Would you transcribe the listing that follows, character for character, and omit its images?

# Collected material
______
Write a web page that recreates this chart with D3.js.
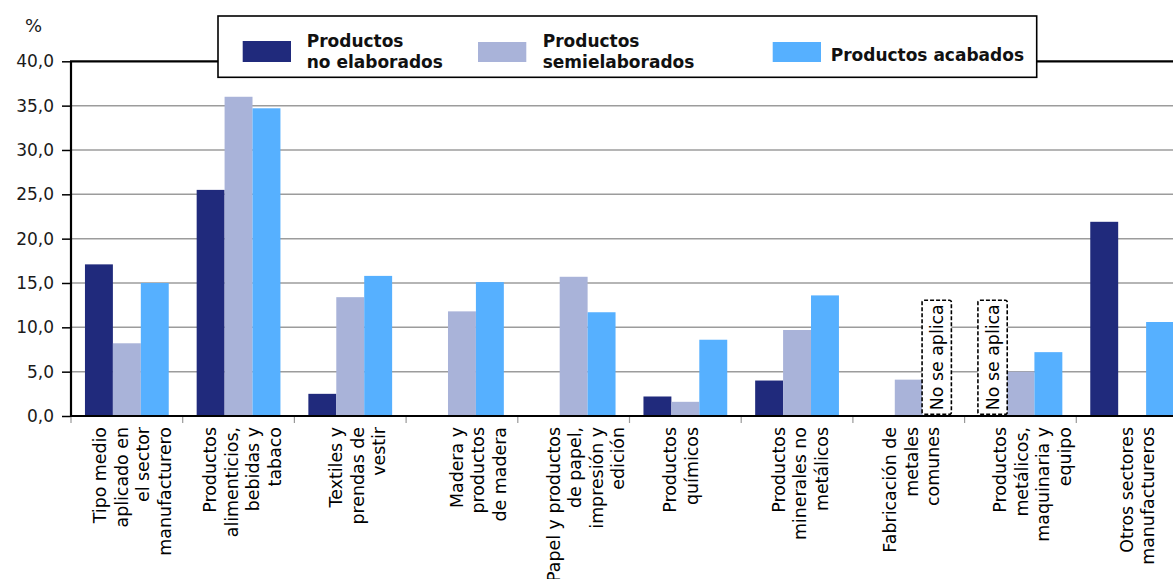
<!DOCTYPE html>
<html>
<head>
<meta charset="utf-8">
<script src="https://cdn.jsdelivr.net/npm/d3@7"></script>
<style>
  html, body { margin: 0; padding: 0; background: #fff; overflow: hidden; }
  svg { display: block; font-family: "DejaVu Sans", Verdana, sans-serif; }
</style>
</head>
<body>
<svg id="chart" width="1173" height="579"></svg>
<script>
// ---- data ----
const categories = [
  ["Tipo medio", "aplicado en", "el sector", "manufacturero"],
  ["Productos", "alimenticios,", "bebidas y", "tabaco"],
  ["Textiles y", "prendas de", "vestir"],
  ["Madera y", "productos", "de madera"],
  ["Papel y productos", "de papel,", "impresión y", "edición"],
  ["Productos", "químicos"],
  ["Productos", "minerales no", "metálicos"],
  ["Fabricación de", "metales", "comunes"],
  ["Productos", "metálicos,", "maquinaria y", "equipo"],
  ["Otros sectores", "manufactureros"]
];
const seriesNames = [["Productos", "no elaborados"], ["Productos", "semielaborados"], ["Productos acabados"]];
// null = "No se aplica"
const noElaborados   = [17.1, 25.5, 2.5, 0, 0, 2.2, 4.0, 0, null, 21.9];
const semielaborados = [8.2, 36.0, 13.4, 11.8, 15.7, 1.6, 9.7, 4.1, 5.0, 0];
const acabados       = [15.0, 34.7, 15.8, 15.1, 11.7, 8.6, 13.6, null, 7.2, 10.6];
const yTicks = [0, 5, 10, 15, 20, 25, 30, 35, 40];
const noAplicaText = "No se aplica";
const unitLabel = "%";

// ---- layout ----
const colors = ["#202A7C", "#A9B3D9", "#56B0FF"];
const series = [noElaborados, semielaborados, acabados];
const plotLeft = 71, plotRight = 1188, plotTop = 61.3, plotBottom = 416;
const labelShift = [5.6, 3.8, 7.4, 16, 12, -4.7, 3, 3, 12, 5.4];
const lineGap = 21.5;
const fontSize = 17;
const labelFont = 17.4;

const svg = d3.select("#chart");
const x = d3.scaleBand().domain(d3.range(categories.length)).range([plotLeft, plotRight]).padding(0);
const xs = d3.scaleBand().domain(d3.range(series.length)).range([0, x.bandwidth()]).paddingInner(0).paddingOuter(0.5);
const y = d3.scaleLinear().domain([0, 40]).range([plotBottom, plotTop]);

// gridlines
svg.append("g").selectAll("line").data(yTicks.filter(t => t > 0 && t < 40)).join("line")
  .attr("x1", plotLeft).attr("x2", plotRight)
  .attr("y1", d => y(d)).attr("y2", d => y(d))
  .attr("stroke", "#9c9c9c").attr("stroke-width", 1.5);

// bars
const bars = [];
series.forEach((s, si) => s.forEach((v, ci) => { if (v !== null) bars.push({ si, ci, v }); }));
svg.append("g").selectAll("rect").data(bars).join("rect")
  .attr("x", d => x(d.ci) + xs(d.si))
  .attr("width", xs.bandwidth())
  .attr("y", d => y(d.v))
  .attr("height", d => y(0) - y(d.v))
  .attr("fill", d => colors[d.si]);

// "No se aplica" boxes
const na = [];
series.forEach((s, si) => s.forEach((v, ci) => { if (v === null) na.push({ si, ci }); }));
const naG = svg.append("g").selectAll("g").data(na).join("g")
  .attr("transform", d => `translate(${x(d.ci) + xs(d.si) + xs.bandwidth() / 2},0)`);
naG.append("rect")
  .attr("x", -14.6).attr("width", 29.3)
  .attr("y", y(13.05)).attr("height", y(0.2) - y(13.05))
  .attr("rx", 2)
  .attr("fill", "#fff").attr("stroke", "#000").attr("stroke-width", 1.6)
  .attr("stroke-dasharray", "4,2");
naG.append("text")
  .attr("transform", `translate(0,${(y(13.05) + y(0.2)) / 2}) rotate(-90)`)
  .attr("text-anchor", "middle").attr("dy", "0.36em")
  .attr("font-size", labelFont).attr("fill", "#000")
  .text(noAplicaText);

// y axis
const yAxis = d3.axisLeft(y).tickValues(yTicks).tickSize(9).tickPadding(8)
  .tickFormat(d => d3.format(".1f")(d).replace(".", ","));
const yg = svg.append("g").attr("transform", `translate(${plotLeft},0)`).call(yAxis);
yg.select(".domain").remove();
yg.selectAll(".tick line").attr("stroke", "#000").attr("stroke-width", 1.5);
yg.selectAll(".tick text").attr("font-size", fontSize).attr("font-family", "DejaVu Sans").attr("fill", "#1a1a1a");

// x axis ticks
const bounds = d3.range(categories.length + 1).map(i => plotLeft + i * x.step());
svg.append("g").selectAll("line").data(bounds).join("line")
  .attr("x1", d => d).attr("x2", d => d)
  .attr("y1", plotBottom).attr("y2", plotBottom + 7)
  .attr("stroke", "#999").attr("stroke-width", 1.2);

// axis frame lines
svg.append("line").attr("x1", plotLeft).attr("x2", plotLeft).attr("y1", plotTop).attr("y2", plotBottom + 1)
  .attr("stroke", "#000").attr("stroke-width", 2.2);
svg.append("line").attr("x1", plotLeft).attr("x2", plotRight).attr("y1", plotBottom).attr("y2", plotBottom)
  .attr("stroke", "#000").attr("stroke-width", 2.2);
svg.append("line").attr("x1", plotLeft - 1).attr("x2", plotRight).attr("y1", plotTop).attr("y2", plotTop)
  .attr("stroke", "#000").attr("stroke-width", 2.2);

// category labels
const lab = svg.append("g").selectAll("g").data(categories).join("g");
lab.each(function(lines, ci) {
  const n = lines.length;
  const cx = x(ci) + x.bandwidth() / 2 + labelShift[ci];
  d3.select(this).selectAll("text").data(lines).join("text")
    .attr("transform", (t, i) => `translate(${cx + 6.1 + (i - (n - 1) / 2) * lineGap},427) rotate(-90)`)
    .attr("text-anchor", "end")
    .attr("font-size", labelFont).attr("fill", "#000")
    .text(t => t);
});

// unit label
svg.append("text").attr("x", 25).attr("y", 31.7).attr("font-size", 18).attr("fill", "#1a1a1a").text(unitLabel);

// legend
const lg = svg.append("g");
lg.append("rect").attr("x", 218).attr("y", 16).attr("width", 818.7).attr("height", 61.3)
  .attr("fill", "#fff").attr("stroke", "#000").attr("stroke-width", 1.6);
const legendItems = [
  { sx: 242.7, tx: 306.7 },
  { sx: 478, tx: 542.7 },
  { sx: 772.7, tx: 830.7 }
];
legendItems.forEach((it, i) => {
  lg.append("rect").attr("x", it.sx).attr("y", i === 0 ? 41 : 42).attr("width", 48.3).attr("height", i === 0 ? 21 : 20)
    .attr("fill", colors[i]);
  const lines = seriesNames[i];
  lg.selectAll(null).data(lines).join("text")
    .attr("x", it.tx)
    .attr("y", (t, j) => lines.length === 1 ? 60.7 : 46.7 + j * 21.6)
    .attr("font-size", fontSize).attr("font-weight", "bold").attr("fill", "#111")
    .text(t => t);
});
</script>
</body>
</html>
______
# Exercise response
Write a web page that recreates this chart with D3.js.
<!DOCTYPE html>
<html>
<head>
<meta charset="utf-8">
<script src="https://cdn.jsdelivr.net/npm/d3@7"></script>
<style>
  html, body { margin: 0; padding: 0; background: #fff; overflow: hidden; }
  svg { display: block; font-family: "DejaVu Sans", Verdana, sans-serif; }
</style>
</head>
<body>
<svg id="chart" width="1173" height="579"></svg>
<script>
// ---- data ----
const categories = [
  ["Tipo medio", "aplicado en", "el sector", "manufacturero"],
  ["Productos", "alimenticios,", "bebidas y", "tabaco"],
  ["Textiles y", "prendas de", "vestir"],
  ["Madera y", "productos", "de madera"],
  ["Papel y productos", "de papel,", "impresión y", "edición"],
  ["Productos", "químicos"],
  ["Productos", "minerales no", "metálicos"],
  ["Fabricación de", "metales", "comunes"],
  ["Productos", "metálicos,", "maquinaria y", "equipo"],
  ["Otros sectores", "manufactureros"]
];
const seriesNames = [["Productos", "no elaborados"], ["Productos", "semielaborados"], ["Productos acabados"]];
// null = "No se aplica"
const noElaborados   = [17.1, 25.5, 2.5, 0, 0, 2.2, 4.0, 0, null, 21.9];
const semielaborados = [8.2, 36.0, 13.4, 11.8, 15.7, 1.6, 9.7, 4.1, 5.0, 0];
const acabados       = [15.0, 34.7, 15.8, 15.1, 11.7, 8.6, 13.6, null, 7.2, 10.6];
const yTicks = [0, 5, 10, 15, 20, 25, 30, 35, 40];
const noAplicaText = "No se aplica";
const unitLabel = "%";

// ---- layout ----
const colors = ["#202A7C", "#A9B3D9", "#56B0FF"];
const series = [noElaborados, semielaborados, acabados];
const plotLeft = 71, plotRight = 1188, plotTop = 61.3, plotBottom = 416;
const labelShift = [5.6, 3.8, 7.4, 16, 12, -4.7, 3, 3, 12, 5.4];
const lineGap = 21.5;
const fontSize = 17;
const labelFont = 17.4;

const svg = d3.select("#chart");
const x = d3.scaleBand().domain(d3.range(categories.length)).range([plotLeft, plotRight]).padding(0);
const xs = d3.scaleBand().domain(d3.range(series.length)).range([0, x.bandwidth()]).paddingInner(0).paddingOuter(0.5);
const y = d3.scaleLinear().domain([0, 40]).range([plotBottom, plotTop]);

// gridlines
svg.append("g").selectAll("line").data(yTicks.filter(t => t > 0 && t < 40)).join("line")
  .attr("x1", plotLeft).attr("x2", plotRight)
  .attr("y1", d => y(d)).attr("y2", d => y(d))
  .attr("stroke", "#9c9c9c").attr("stroke-width", 1.5);

// bars
const bars = [];
series.forEach((s, si) => s.forEach((v, ci) => { if (v !== null) bars.push({ si, ci, v }); }));
svg.append("g").selectAll("rect").data(bars).join("rect")
  .attr("x", d => x(d.ci) + xs(d.si))
  .attr("width", xs.bandwidth())
  .attr("y", d => y(d.v))
  .attr("height", d => y(0) - y(d.v))
  .attr("fill", d => colors[d.si]);

// "No se aplica" boxes
const na = [];
series.forEach((s, si) => s.forEach((v, ci) => { if (v === null) na.push({ si, ci }); }));
const naG = svg.append("g").selectAll("g").data(na).join("g")
  .attr("transform", d => `translate(${x(d.ci) + xs(d.si) + xs.bandwidth() / 2},0)`);
naG.append("rect")
  .attr("x", -14.6).attr("width", 29.3)
  .attr("y", y(13.05)).attr("height", y(0.2) - y(13.05))
  .attr("rx", 2)
  .attr("fill", "#fff").attr("stroke", "#000").attr("stroke-width", 1.6)
  .attr("stroke-dasharray", "4,2");
naG.append("text")
  .attr("transform", `translate(0,${(y(13.05) + y(0.2)) / 2}) rotate(-90)`)
  .attr("text-anchor", "middle").attr("dy", "0.36em")
  .attr("font-size", labelFont).attr("fill", "#000")
  .text(noAplicaText);

// y axis
const yAxis = d3.axisLeft(y).tickValues(yTicks).tickSize(9).tickPadding(8)
  .tickFormat(d => d3.format(".1f")(d).replace(".", ","));
const yg = svg.append("g").attr("transform", `translate(${plotLeft},0)`).call(yAxis);
yg.select(".domain").remove();
yg.selectAll(".tick line").attr("stroke", "#000").attr("stroke-width", 1.5);
yg.selectAll(".tick text").attr("font-size", fontSize).attr("font-family", "DejaVu Sans").attr("fill", "#1a1a1a");

// x axis ticks
const bounds = d3.range(categories.length + 1).map(i => plotLeft + i * x.step());
svg.append("g").selectAll("line").data(bounds).join("line")
  .attr("x1", d => d).attr("x2", d => d)
  .attr("y1", plotBottom).attr("y2", plotBottom + 7)
  .attr("stroke", "#999").attr("stroke-width", 1.2);

// axis frame lines
svg.append("line").attr("x1", plotLeft).attr("x2", plotLeft).attr("y1", plotTop).attr("y2", plotBottom + 1)
  .attr("stroke", "#000").attr("stroke-width", 2.2);
svg.append("line").attr("x1", plotLeft).attr("x2", plotRight).attr("y1", plotBottom).attr("y2", plotBottom)
  .attr("stroke", "#000").attr("stroke-width", 2.2);
svg.append("line").attr("x1", plotLeft - 1).attr("x2", plotRight).attr("y1", plotTop).attr("y2", plotTop)
  .attr("stroke", "#000").attr("stroke-width", 2.2);

// category labels
const lab = svg.append("g").selectAll("g").data(categories).join("g");
lab.each(function(lines, ci) {
  const n = lines.length;
  const cx = x(ci) + x.bandwidth() / 2 + labelShift[ci];
  d3.select(this).selectAll("text").data(lines).join("text")
    .attr("transform", (t, i) => `translate(${cx + 6.1 + (i - (n - 1) / 2) * lineGap},427) rotate(-90)`)
    .attr("text-anchor", "end")
    .attr("font-size", labelFont).attr("fill", "#000")
    .text(t => t);
});

// unit label
svg.append("text").attr("x", 25).attr("y", 31.7).attr("font-size", 18).attr("fill", "#1a1a1a").text(unitLabel);

// legend
const lg = svg.append("g");
lg.append("rect").attr("x", 218).attr("y", 16).attr("width", 818.7).attr("height", 61.3)
  .attr("fill", "#fff").attr("stroke", "#000").attr("stroke-width", 1.6);
const legendItems = [
  { sx: 242.7, tx: 306.7 },
  { sx: 478, tx: 542.7 },
  { sx: 772.7, tx: 830.7 }
];
legendItems.forEach((it, i) => {
  lg.append("rect").attr("x", it.sx).attr("y", i === 0 ? 41 : 42).attr("width", 48.3).attr("height", i === 0 ? 21 : 20)
    .attr("fill", colors[i]);
  const lines = seriesNames[i];
  lg.selectAll(null).data(lines).join("text")
    .attr("x", it.tx)
    .attr("y", (t, j) => lines.length === 1 ? 60.7 : 46.7 + j * 21.6)
    .attr("font-size", fontSize).attr("font-weight", "bold").attr("fill", "#111")
    .text(t => t);
});
</script>
</body>
</html>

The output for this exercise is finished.